The ways in which Covid-19 has altered how people grieve is not ideal, says Imber-Black. “People are being as creative and inventive as they can be, but we don’t know yet and won’t know for quite a while how ultimately soothing this will be for people’s mental health down the road.”
Forgive yourself
If you can’t be there when a loved one passes away, you are much more likely to feel guilty, but it’s important to give yourself a pass due to the extenuating circumstances surrounding Covid-19, says Robin D. Friedman, a psychotherapist at Lotus Psychotherapy in White Plains, New York.
“Nobody deserves to be alone without their family at the end, and that is the one part that will always sit with us and will be difficult to resolve,” Fox shares. She has leaned on some of what she teaches her clients and is giving herself grace. Fortitude matters, adds Leslie Epstein Pearson, a licensed clinical social worker and family therapist in New York City. “People are getting through this grief because they come from a place of strength and health.”
Make donations
Raising money or awareness for a cause that is near and dear to the departed can help honor someone’s memory in a meaningful way. Fox asked individuals to donate to a non-profit called Community Chest of Port Washington because the town gave her father a great deal of joy. Joseph set up an online fundraising campaign to purchase iPads for hospitals, nursing homes, and rehab centers, so Covid-19 patients could connect with loved ones during periods of isolation.
Reach out
Mental health professionals are seeing patients via telemedicine and also offer virtual support groups for the bereaved, says Friedman. “Many therapists—most of whom are available now online—specialize in grief and bereavement work as well as traumatic loss,” she says. “Additionally, it can be helpful to join a support group for people experiencing grief that is facilitated by a trained professional to help individuals move through the multitude of feelings that can arise out of grief as well as help to build perspective as a result of the loss.” Prolonged grief can turn into depression if left unaddressed. (In case it could help: Here’s how to cope with depression during coronavirus quarantine.)

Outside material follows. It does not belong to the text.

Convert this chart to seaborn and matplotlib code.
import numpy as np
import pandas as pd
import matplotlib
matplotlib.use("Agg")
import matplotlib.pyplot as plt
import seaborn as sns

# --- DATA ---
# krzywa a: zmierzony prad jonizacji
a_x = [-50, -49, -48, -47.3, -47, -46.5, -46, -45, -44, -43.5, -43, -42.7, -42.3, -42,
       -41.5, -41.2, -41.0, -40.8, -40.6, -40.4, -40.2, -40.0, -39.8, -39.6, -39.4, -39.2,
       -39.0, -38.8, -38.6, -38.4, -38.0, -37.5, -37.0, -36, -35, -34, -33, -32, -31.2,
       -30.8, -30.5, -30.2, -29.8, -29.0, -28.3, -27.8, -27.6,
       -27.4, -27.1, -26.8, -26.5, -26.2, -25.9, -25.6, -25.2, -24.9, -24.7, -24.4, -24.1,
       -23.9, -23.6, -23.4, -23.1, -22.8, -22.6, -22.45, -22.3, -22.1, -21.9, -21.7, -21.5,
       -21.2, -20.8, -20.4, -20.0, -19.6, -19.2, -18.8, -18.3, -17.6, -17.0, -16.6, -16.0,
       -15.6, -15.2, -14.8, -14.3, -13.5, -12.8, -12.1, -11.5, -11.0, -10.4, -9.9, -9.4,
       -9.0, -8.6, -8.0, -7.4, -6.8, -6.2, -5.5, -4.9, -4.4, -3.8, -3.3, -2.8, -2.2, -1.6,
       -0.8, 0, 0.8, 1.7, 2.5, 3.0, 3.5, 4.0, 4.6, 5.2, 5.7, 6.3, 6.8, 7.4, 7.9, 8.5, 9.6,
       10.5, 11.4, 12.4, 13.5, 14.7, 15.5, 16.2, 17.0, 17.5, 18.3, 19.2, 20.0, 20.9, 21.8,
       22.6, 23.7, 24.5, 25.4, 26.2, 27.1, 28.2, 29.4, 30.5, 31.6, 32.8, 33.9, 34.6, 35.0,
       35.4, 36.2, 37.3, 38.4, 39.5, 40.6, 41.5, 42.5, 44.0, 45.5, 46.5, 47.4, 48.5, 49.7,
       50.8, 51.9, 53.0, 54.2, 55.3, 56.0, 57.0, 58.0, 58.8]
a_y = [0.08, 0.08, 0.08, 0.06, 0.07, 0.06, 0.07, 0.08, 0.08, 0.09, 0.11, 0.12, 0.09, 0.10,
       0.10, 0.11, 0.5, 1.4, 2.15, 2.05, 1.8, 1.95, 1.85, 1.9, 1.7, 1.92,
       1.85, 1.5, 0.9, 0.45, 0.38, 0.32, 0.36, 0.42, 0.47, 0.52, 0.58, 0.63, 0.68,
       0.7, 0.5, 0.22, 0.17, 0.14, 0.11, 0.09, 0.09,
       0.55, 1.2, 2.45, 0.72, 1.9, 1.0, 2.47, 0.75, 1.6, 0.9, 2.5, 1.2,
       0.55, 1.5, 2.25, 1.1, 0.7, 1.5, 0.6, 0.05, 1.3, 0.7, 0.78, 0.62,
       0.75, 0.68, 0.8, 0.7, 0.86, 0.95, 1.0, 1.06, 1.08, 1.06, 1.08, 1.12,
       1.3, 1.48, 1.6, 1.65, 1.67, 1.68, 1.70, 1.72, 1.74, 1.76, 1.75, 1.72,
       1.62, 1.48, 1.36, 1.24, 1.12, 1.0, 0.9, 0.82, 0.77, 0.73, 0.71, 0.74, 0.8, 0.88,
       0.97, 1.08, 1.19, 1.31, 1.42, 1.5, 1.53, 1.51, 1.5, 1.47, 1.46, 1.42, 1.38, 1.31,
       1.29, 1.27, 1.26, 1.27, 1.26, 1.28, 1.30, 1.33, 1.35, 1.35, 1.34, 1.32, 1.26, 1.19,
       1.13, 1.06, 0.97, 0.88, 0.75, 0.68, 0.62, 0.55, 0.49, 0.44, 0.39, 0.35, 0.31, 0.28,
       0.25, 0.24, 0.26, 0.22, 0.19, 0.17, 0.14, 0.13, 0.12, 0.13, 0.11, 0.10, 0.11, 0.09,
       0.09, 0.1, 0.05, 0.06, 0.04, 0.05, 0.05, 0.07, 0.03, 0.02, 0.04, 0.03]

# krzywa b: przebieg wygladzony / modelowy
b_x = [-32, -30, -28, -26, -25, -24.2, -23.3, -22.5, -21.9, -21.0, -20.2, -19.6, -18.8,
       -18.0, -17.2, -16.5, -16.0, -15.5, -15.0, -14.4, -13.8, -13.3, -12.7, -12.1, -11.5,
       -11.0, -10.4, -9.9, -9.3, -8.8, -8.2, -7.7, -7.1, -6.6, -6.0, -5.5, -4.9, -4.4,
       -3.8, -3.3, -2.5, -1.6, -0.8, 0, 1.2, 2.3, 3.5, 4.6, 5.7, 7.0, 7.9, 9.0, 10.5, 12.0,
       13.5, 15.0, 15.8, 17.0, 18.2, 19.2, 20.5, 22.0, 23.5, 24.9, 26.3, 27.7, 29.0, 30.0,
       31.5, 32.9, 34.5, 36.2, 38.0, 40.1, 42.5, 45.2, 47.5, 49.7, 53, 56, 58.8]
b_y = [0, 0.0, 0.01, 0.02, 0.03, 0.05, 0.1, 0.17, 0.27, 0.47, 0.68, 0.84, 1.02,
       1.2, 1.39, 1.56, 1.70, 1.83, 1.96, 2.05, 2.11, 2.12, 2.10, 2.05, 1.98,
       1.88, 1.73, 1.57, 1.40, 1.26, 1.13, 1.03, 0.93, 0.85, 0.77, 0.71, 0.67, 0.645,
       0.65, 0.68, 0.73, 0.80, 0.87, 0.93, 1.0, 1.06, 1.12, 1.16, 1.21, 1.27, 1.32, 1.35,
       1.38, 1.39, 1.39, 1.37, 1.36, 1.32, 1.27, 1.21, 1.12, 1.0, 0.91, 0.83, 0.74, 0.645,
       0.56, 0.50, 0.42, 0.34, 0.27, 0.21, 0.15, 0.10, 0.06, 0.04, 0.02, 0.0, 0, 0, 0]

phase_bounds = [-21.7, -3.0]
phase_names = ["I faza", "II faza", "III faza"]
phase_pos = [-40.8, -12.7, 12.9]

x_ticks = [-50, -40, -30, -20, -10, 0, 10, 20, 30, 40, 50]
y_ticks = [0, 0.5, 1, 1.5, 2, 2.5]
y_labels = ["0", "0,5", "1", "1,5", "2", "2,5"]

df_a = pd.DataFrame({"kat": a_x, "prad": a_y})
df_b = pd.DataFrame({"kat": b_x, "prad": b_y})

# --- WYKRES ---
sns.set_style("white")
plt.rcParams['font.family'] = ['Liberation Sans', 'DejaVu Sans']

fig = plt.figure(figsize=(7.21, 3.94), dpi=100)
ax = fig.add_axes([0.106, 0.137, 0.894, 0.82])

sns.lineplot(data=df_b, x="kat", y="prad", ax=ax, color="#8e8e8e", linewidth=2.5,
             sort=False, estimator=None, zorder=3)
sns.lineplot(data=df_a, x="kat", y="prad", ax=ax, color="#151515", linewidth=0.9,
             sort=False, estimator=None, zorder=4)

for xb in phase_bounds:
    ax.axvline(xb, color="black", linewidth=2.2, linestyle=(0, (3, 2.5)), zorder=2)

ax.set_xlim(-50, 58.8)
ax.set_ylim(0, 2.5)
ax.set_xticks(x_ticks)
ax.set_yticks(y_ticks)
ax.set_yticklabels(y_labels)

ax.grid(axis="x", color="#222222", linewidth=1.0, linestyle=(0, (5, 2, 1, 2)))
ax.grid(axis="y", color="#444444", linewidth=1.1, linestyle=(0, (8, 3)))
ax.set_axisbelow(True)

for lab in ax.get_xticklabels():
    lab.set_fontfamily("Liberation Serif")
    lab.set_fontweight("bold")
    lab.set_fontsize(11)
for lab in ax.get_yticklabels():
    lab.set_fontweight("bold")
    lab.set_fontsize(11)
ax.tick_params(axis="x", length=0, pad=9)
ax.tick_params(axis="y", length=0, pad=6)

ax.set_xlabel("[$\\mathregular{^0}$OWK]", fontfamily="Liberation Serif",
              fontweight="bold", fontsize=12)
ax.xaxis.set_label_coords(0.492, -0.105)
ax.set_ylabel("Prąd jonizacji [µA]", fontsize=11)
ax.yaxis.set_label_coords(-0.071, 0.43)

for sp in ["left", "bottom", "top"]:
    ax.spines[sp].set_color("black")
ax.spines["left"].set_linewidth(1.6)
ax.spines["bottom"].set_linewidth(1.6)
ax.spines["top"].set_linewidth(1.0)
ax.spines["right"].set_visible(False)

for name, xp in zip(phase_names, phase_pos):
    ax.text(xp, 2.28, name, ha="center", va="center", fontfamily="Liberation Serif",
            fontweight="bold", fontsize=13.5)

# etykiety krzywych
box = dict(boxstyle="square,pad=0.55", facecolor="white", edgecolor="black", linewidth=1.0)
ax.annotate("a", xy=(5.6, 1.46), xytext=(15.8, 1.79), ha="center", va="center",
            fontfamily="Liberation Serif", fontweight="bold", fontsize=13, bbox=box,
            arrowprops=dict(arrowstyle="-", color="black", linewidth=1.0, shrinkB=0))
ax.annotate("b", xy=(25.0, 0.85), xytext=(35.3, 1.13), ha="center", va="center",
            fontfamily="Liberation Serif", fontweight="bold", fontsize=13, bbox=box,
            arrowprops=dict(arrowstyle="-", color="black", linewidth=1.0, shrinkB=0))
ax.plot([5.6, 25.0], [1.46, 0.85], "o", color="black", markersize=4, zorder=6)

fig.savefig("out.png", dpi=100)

There are also things you can do if someone you know has lost a loved one during Covid-19, to help support them while social distancing.
If you know someone who has lost a loved one due to Covid-19, keep following up, says Cormier. “Pick up the phone and make that call or drop off flowers or a kind note by their doorstep,” she suggests. “As we move away from physical distancing, try to have some kind of personal contact to convey your concern and condolences.” It’s not just what you do or say in the immediate aftermath of a death that counts, she says. “In the short span after the death of loved one, we are often inundated with a lot of things including financial matters and the worst part of grief can hit six to 12 months later.”